## COLLECTED DATA
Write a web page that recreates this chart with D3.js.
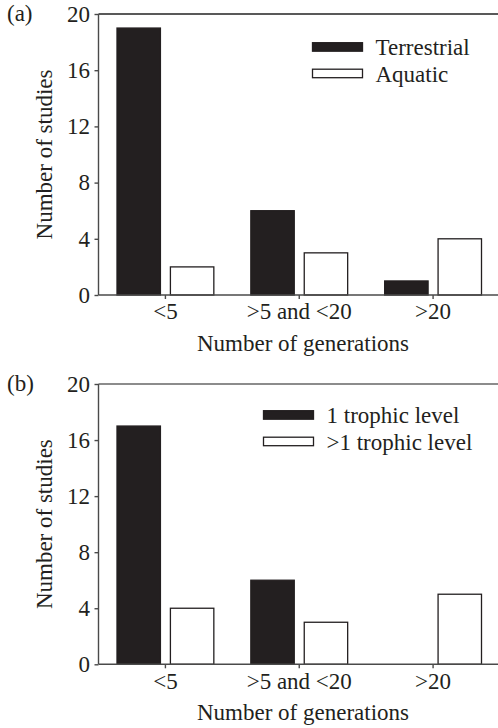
<!DOCTYPE html>
<html>
<head>
<meta charset="utf-8">
<script src="https://cdn.jsdelivr.net/npm/d3@7"></script>
<style>
  body { margin: 0; background: #fff; }
  svg text { font-family: "Palatino Linotype", Palatino, "Book Antiqua", "Liberation Serif", serif; fill: #231f20; }
</style>
</head>
<body>
<div id="chart"></div>
<script>
// data
var categories = ["<5", ">5 and <20", ">20"];
var terrestrial = [19, 6, 1];
var aquatic = [2, 3, 4];
var oneTrophic = [17, 6, 0];
var manyTrophic = [4, 3, 5];
var yTicks = [0, 4, 8, 12, 16, 20];

var svgWidth = 498;
var svgHeight = 728;
var ink = "#231f20";
var fontSize = 23;

var svg = d3.select("#chart")
  .append("svg")
  .attr("width", svgWidth)
  .attr("height", svgHeight);

// shared scales
var xScale = d3.scaleBand()
  .domain(categories)
  .range([98.5, 500]);

var seriesScale = d3.scaleBand()
  .domain([0, 1])
  .range([18.5, xScale.bandwidth() - 18.5])
  .paddingInner(0.187);

function drawPanel(opts) {
  var top = opts.top, bottom = opts.bottom;
  var yScale = d3.scaleLinear().domain([0, 20]).range([bottom, top]);
  var g = svg.append("g");

  // top frame line
  g.append("line")
    .attr("x1", xScale.range()[0]).attr("x2", svgWidth)
    .attr("y1", top).attr("y2", top)
    .attr("stroke", opts.topColor).attr("stroke-width", 1.4);

  // bars
  var series = [
    { values: opts.dark, fill: ink },
    { values: opts.light, fill: "#fff" }
  ];
  series.forEach(function(s, si) {
    g.selectAll(null)
      .data(categories.map(function(c, i) { return { cat: c, v: s.values[i] }; }).filter(function(d) { return d.v > 0; }))
      .enter()
      .append("rect")
      .attr("x", function(d) { return xScale(d.cat) + seriesScale(si); })
      .attr("width", seriesScale.bandwidth())
      .attr("y", function(d) { return yScale(d.v); })
      .attr("height", function(d) { return bottom - yScale(d.v); })
      .attr("fill", s.fill)
      .attr("stroke", ink)
      .attr("stroke-width", 1.3);
  });

  // axes
  var leftAxis = d3.axisLeft(yScale).tickValues(yTicks).tickSize(4).tickPadding(4.5);
  var bottomAxis = d3.axisBottom(xScale).tickSize(4).tickPadding(4);

  var ya = g.append("g")
    .attr("transform", "translate(" + xScale.range()[0] + ",0)")
    .call(leftAxis);
  var xa = g.append("g")
    .attr("transform", "translate(0," + bottom + ")")
    .call(bottomAxis);

  [ya, xa].forEach(function(a) {
    a.select(".domain").remove();
    a.selectAll("line").attr("stroke", "#4a4a4a").attr("stroke-width", 1.4);
    a.selectAll("text").attr("font-size", fontSize).attr("fill", ink)
      .style("font-family", "'Palatino Linotype', Palatino, 'Liberation Serif', serif");
  });

  // axis lines drawn by hand so they run to the page edge
  g.append("line")
    .attr("x1", xScale.range()[0]).attr("x2", svgWidth)
    .attr("y1", bottom).attr("y2", bottom)
    .attr("stroke", "#4a4a4a").attr("stroke-width", 1.6);
  g.append("line")
    .attr("x1", xScale.range()[0]).attr("x2", xScale.range()[0])
    .attr("y1", top).attr("y2", bottom)
    .attr("stroke", "#4a4a4a").attr("stroke-width", 1.4);

  // panel letter
  g.append("text")
    .attr("x", 7).attr("y", top + 7)
    .attr("font-size", fontSize)
    .text(opts.letter);

  // axis titles
  g.append("text")
    .attr("transform", "translate(52," + ((top + bottom) / 2) + ") rotate(-90)")
    .attr("text-anchor", "middle")
    .attr("font-size", fontSize)
    .text("Number of studies");

  g.append("text")
    .attr("x", 303).attr("y", bottom + 56)
    .attr("text-anchor", "middle")
    .attr("font-size", fontSize)
    .text("Number of generations");

  // legend
  var legend = g.append("g")
    .attr("transform", "translate(" + opts.legendX + "," + (top + opts.legendY) + ")");
  opts.names.forEach(function(name, i) {
    legend.append("rect")
      .attr("x", 0).attr("y", i * 26.5)
      .attr("width", 50).attr("height", 8.5)
      .attr("fill", i === 0 ? ink : "#fff")
      .attr("stroke", ink).attr("stroke-width", 1.3);
    legend.append("text")
      .attr("x", 63).attr("y", i * 26.5 + 12.5)
      .attr("font-size", fontSize)
      .text(name);
  });
}

drawPanel({
  letter: "(a)", top: 14, bottom: 295, topColor: "#222",
  dark: terrestrial, light: aquatic,
  names: ["Terrestrial", "Aquatic"],
  legendX: 312.5, legendY: 28.7
});

drawPanel({
  letter: "(b)", top: 384, bottom: 664.3, topColor: "#666",
  dark: oneTrophic, light: manyTrophic,
  names: ["1 trophic level", ">1 trophic level"],
  legendX: 263.5, legendY: 26.7
});
</script>
</body>
</html>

## GIVEN TASK
Each line above is to be copied verbatim. Drop any image from the copy.

## COMPLETED EXERCISE
Write a web page that recreates this chart with D3.js.
<!DOCTYPE html>
<html>
<head>
<meta charset="utf-8">
<script src="https://cdn.jsdelivr.net/npm/d3@7"></script>
<style>
  body { margin: 0; background: #fff; }
  svg text { font-family: "Palatino Linotype", Palatino, "Book Antiqua", "Liberation Serif", serif; fill: #231f20; }
</style>
</head>
<body>
<div id="chart"></div>
<script>
// data
var categories = ["<5", ">5 and <20", ">20"];
var terrestrial = [19, 6, 1];
var aquatic = [2, 3, 4];
var oneTrophic = [17, 6, 0];
var manyTrophic = [4, 3, 5];
var yTicks = [0, 4, 8, 12, 16, 20];

var svgWidth = 498;
var svgHeight = 728;
var ink = "#231f20";
var fontSize = 23;

var svg = d3.select("#chart")
  .append("svg")
  .attr("width", svgWidth)
  .attr("height", svgHeight);

// shared scales
var xScale = d3.scaleBand()
  .domain(categories)
  .range([98.5, 500]);

var seriesScale = d3.scaleBand()
  .domain([0, 1])
  .range([18.5, xScale.bandwidth() - 18.5])
  .paddingInner(0.187);

function drawPanel(opts) {
  var top = opts.top, bottom = opts.bottom;
  var yScale = d3.scaleLinear().domain([0, 20]).range([bottom, top]);
  var g = svg.append("g");

  // top frame line
  g.append("line")
    .attr("x1", xScale.range()[0]).attr("x2", svgWidth)
    .attr("y1", top).attr("y2", top)
    .attr("stroke", opts.topColor).attr("stroke-width", 1.4);

  // bars
  var series = [
    { values: opts.dark, fill: ink },
    { values: opts.light, fill: "#fff" }
  ];
  series.forEach(function(s, si) {
    g.selectAll(null)
      .data(categories.map(function(c, i) { return { cat: c, v: s.values[i] }; }).filter(function(d) { return d.v > 0; }))
      .enter()
      .append("rect")
      .attr("x", function(d) { return xScale(d.cat) + seriesScale(si); })
      .attr("width", seriesScale.bandwidth())
      .attr("y", function(d) { return yScale(d.v); })
      .attr("height", function(d) { return bottom - yScale(d.v); })
      .attr("fill", s.fill)
      .attr("stroke", ink)
      .attr("stroke-width", 1.3);
  });

  // axes
  var leftAxis = d3.axisLeft(yScale).tickValues(yTicks).tickSize(4).tickPadding(4.5);
  var bottomAxis = d3.axisBottom(xScale).tickSize(4).tickPadding(4);

  var ya = g.append("g")
    .attr("transform", "translate(" + xScale.range()[0] + ",0)")
    .call(leftAxis);
  var xa = g.append("g")
    .attr("transform", "translate(0," + bottom + ")")
    .call(bottomAxis);

  [ya, xa].forEach(function(a) {
    a.select(".domain").remove();
    a.selectAll("line").attr("stroke", "#4a4a4a").attr("stroke-width", 1.4);
    a.selectAll("text").attr("font-size", fontSize).attr("fill", ink)
      .style("font-family", "'Palatino Linotype', Palatino, 'Liberation Serif', serif");
  });

  // axis lines drawn by hand so they run to the page edge
  g.append("line")
    .attr("x1", xScale.range()[0]).attr("x2", svgWidth)
    .attr("y1", bottom).attr("y2", bottom)
    .attr("stroke", "#4a4a4a").attr("stroke-width", 1.6);
  g.append("line")
    .attr("x1", xScale.range()[0]).attr("x2", xScale.range()[0])
    .attr("y1", top).attr("y2", bottom)
    .attr("stroke", "#4a4a4a").attr("stroke-width", 1.4);

  // panel letter
  g.append("text")
    .attr("x", 7).attr("y", top + 7)
    .attr("font-size", fontSize)
    .text(opts.letter);

  // axis titles
  g.append("text")
    .attr("transform", "translate(52," + ((top + bottom) / 2) + ") rotate(-90)")
    .attr("text-anchor", "middle")
    .attr("font-size", fontSize)
    .text("Number of studies");

  g.append("text")
    .attr("x", 303).attr("y", bottom + 56)
    .attr("text-anchor", "middle")
    .attr("font-size", fontSize)
    .text("Number of generations");

  // legend
  var legend = g.append("g")
    .attr("transform", "translate(" + opts.legendX + "," + (top + opts.legendY) + ")");
  opts.names.forEach(function(name, i) {
    legend.append("rect")
      .attr("x", 0).attr("y", i * 26.5)
      .attr("width", 50).attr("height", 8.5)
      .attr("fill", i === 0 ? ink : "#fff")
      .attr("stroke", ink).attr("stroke-width", 1.3);
    legend.append("text")
      .attr("x", 63).attr("y", i * 26.5 + 12.5)
      .attr("font-size", fontSize)
      .text(name);
  });
}

drawPanel({
  letter: "(a)", top: 14, bottom: 295, topColor: "#222",
  dark: terrestrial, light: aquatic,
  names: ["Terrestrial", "Aquatic"],
  legendX: 312.5, legendY: 28.7
});

drawPanel({
  letter: "(b)", top: 384, bottom: 664.3, topColor: "#666",
  dark: oneTrophic, light: manyTrophic,
  names: ["1 trophic level", ">1 trophic level"],
  legendX: 263.5, legendY: 26.7
});
</script>
</body>
</html>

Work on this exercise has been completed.